Source data start
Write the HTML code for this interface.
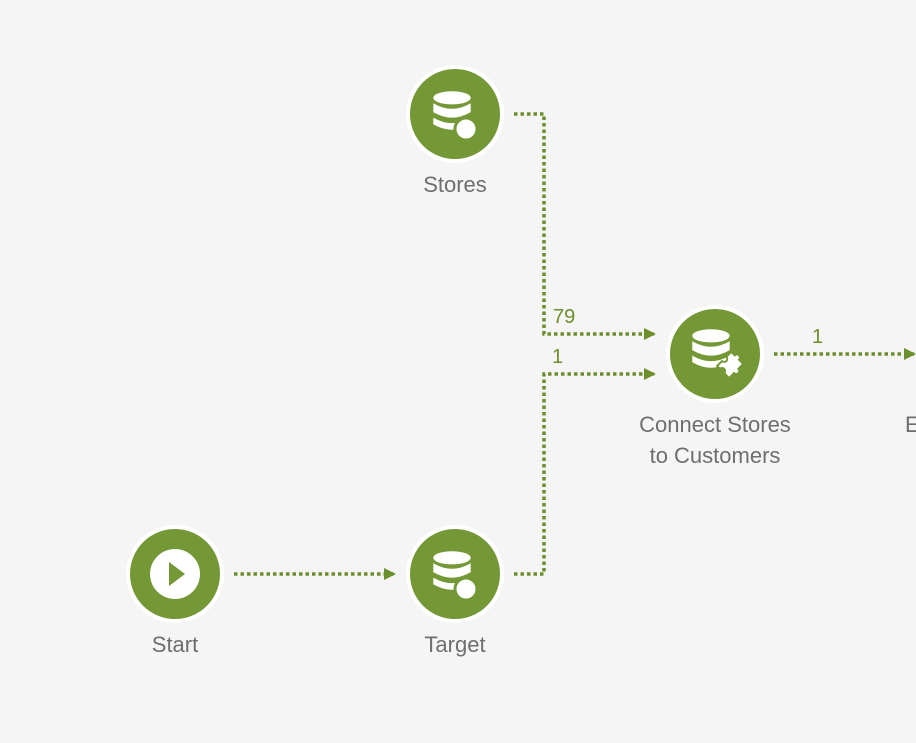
<!DOCTYPE html>
<html><head><style>
html,body{margin:0;padding:0;background:#f5f5f5;}
body{width:916px;height:738px;overflow:hidden;}
text{font-family:"Liberation Sans",sans-serif;}
</style></head><body>
<svg width="916" height="738" viewBox="0 0 916 738" xmlns="http://www.w3.org/2000/svg">
<defs>
<marker id="a" markerWidth="12" markerHeight="12" refX="10" refY="6" orient="auto" markerUnits="userSpaceOnUse">
<path d="M0,0 L12,6 L0,12 Z" fill="#6b8f2c"/></marker>
<g id="db">
<ellipse cx="0" cy="-12" rx="17" ry="6" fill="#fff"/>
<path d="M-17,-7 Q0,3 17,-7 V1 Q0,11 -17,1 Z" fill="#fff"/>
<path d="M-17,6 Q0,16 17,6 V12 Q0,22 -17,12 Z" fill="#fff"/>
</g>
</defs>
<g fill="none" stroke="#6b8f2c" stroke-width="3.5" stroke-dasharray="3.5 3">
<path d="M514,114 H544 V334 H654" marker-end="url(#a)"/>
<path d="M514,574 H544 V374 H654" marker-end="url(#a)"/>
<path d="M234,574 H394" marker-end="url(#a)"/>
<path d="M774,354 H914" marker-end="url(#a)"/>
</g>
<g fill="#739835" stroke="#fff" stroke-width="4">
<circle cx="455" cy="114" r="47"/>
<circle cx="455" cy="574" r="47"/>
<circle cx="175" cy="574" r="47"/>
<circle cx="715" cy="354" r="47"/>
</g>
<use href="#db" transform="translate(452,111) scale(1.1)"/>
<circle cx="466" cy="129" r="11" fill="#fff" stroke="#739835" stroke-width="3"/>
<use href="#db" transform="translate(452,571) scale(1.1)"/>
<circle cx="466" cy="589" r="11" fill="#fff" stroke="#739835" stroke-width="3"/>
<use href="#db" transform="translate(711,349) scale(1.1)"/>
<g transform="translate(727,366)" fill="#fff" stroke="#739835" stroke-width="2">
<path d="M-7,-13 h5 a3,3 0 0 1 6,0 h6 v7 a3,3 0 0 1 0,6 v7 h-7 a3,3 0 0 0 -6,0 h-4 v-7 a3,3 0 0 0 0,-6 z" transform="rotate(45)"/>
</g>
<circle cx="175" cy="574" r="25" fill="#fff"/>
<path d="M169,562 L185,574 L169,586 Z" fill="#739835"/>
<g fill="#6e6e6e" font-size="22" text-anchor="middle">
<text x="455" y="192">Stores</text>
<text x="455" y="652">Target</text>
<text x="175" y="652">Start</text>
<text x="715" y="432">Connect Stores</text>
<text x="715" y="463">to Customers</text>
<text x="905" y="432" text-anchor="start">E</text>
</g>
<g fill="#6b8f2c" font-size="20">
<text x="553" y="323">79</text>
<text x="552" y="363">1</text>
<text x="812" y="343">1</text>
</g>
</svg>
</body></html>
Source data end
Omit the pictures and give the material again, exactly and in full.

Write the HTML code for this interface.
<!DOCTYPE html>
<html><head><style>
html,body{margin:0;padding:0;background:#f5f5f5;}
body{width:916px;height:738px;overflow:hidden;}
text{font-family:"Liberation Sans",sans-serif;}
</style></head><body>
<svg width="916" height="738" viewBox="0 0 916 738" xmlns="http://www.w3.org/2000/svg">
<defs>
<marker id="a" markerWidth="12" markerHeight="12" refX="10" refY="6" orient="auto" markerUnits="userSpaceOnUse">
<path d="M0,0 L12,6 L0,12 Z" fill="#6b8f2c"/></marker>
<g id="db">
<ellipse cx="0" cy="-12" rx="17" ry="6" fill="#fff"/>
<path d="M-17,-7 Q0,3 17,-7 V1 Q0,11 -17,1 Z" fill="#fff"/>
<path d="M-17,6 Q0,16 17,6 V12 Q0,22 -17,12 Z" fill="#fff"/>
</g>
</defs>
<g fill="none" stroke="#6b8f2c" stroke-width="3.5" stroke-dasharray="3.5 3">
<path d="M514,114 H544 V334 H654" marker-end="url(#a)"/>
<path d="M514,574 H544 V374 H654" marker-end="url(#a)"/>
<path d="M234,574 H394" marker-end="url(#a)"/>
<path d="M774,354 H914" marker-end="url(#a)"/>
</g>
<g fill="#739835" stroke="#fff" stroke-width="4">
<circle cx="455" cy="114" r="47"/>
<circle cx="455" cy="574" r="47"/>
<circle cx="175" cy="574" r="47"/>
<circle cx="715" cy="354" r="47"/>
</g>
<use href="#db" transform="translate(452,111) scale(1.1)"/>
<circle cx="466" cy="129" r="11" fill="#fff" stroke="#739835" stroke-width="3"/>
<use href="#db" transform="translate(452,571) scale(1.1)"/>
<circle cx="466" cy="589" r="11" fill="#fff" stroke="#739835" stroke-width="3"/>
<use href="#db" transform="translate(711,349) scale(1.1)"/>
<g transform="translate(727,366)" fill="#fff" stroke="#739835" stroke-width="2">
<path d="M-7,-13 h5 a3,3 0 0 1 6,0 h6 v7 a3,3 0 0 1 0,6 v7 h-7 a3,3 0 0 0 -6,0 h-4 v-7 a3,3 0 0 0 0,-6 z" transform="rotate(45)"/>
</g>
<circle cx="175" cy="574" r="25" fill="#fff"/>
<path d="M169,562 L185,574 L169,586 Z" fill="#739835"/>
<g fill="#6e6e6e" font-size="22" text-anchor="middle">
<text x="455" y="192">Stores</text>
<text x="455" y="652">Target</text>
<text x="175" y="652">Start</text>
<text x="715" y="432">Connect Stores</text>
<text x="715" y="463">to Customers</text>
<text x="905" y="432" text-anchor="start">E</text>
</g>
<g fill="#6b8f2c" font-size="20">
<text x="553" y="323">79</text>
<text x="552" y="363">1</text>
<text x="812" y="343">1</text>
</g>
</svg>
</body></html>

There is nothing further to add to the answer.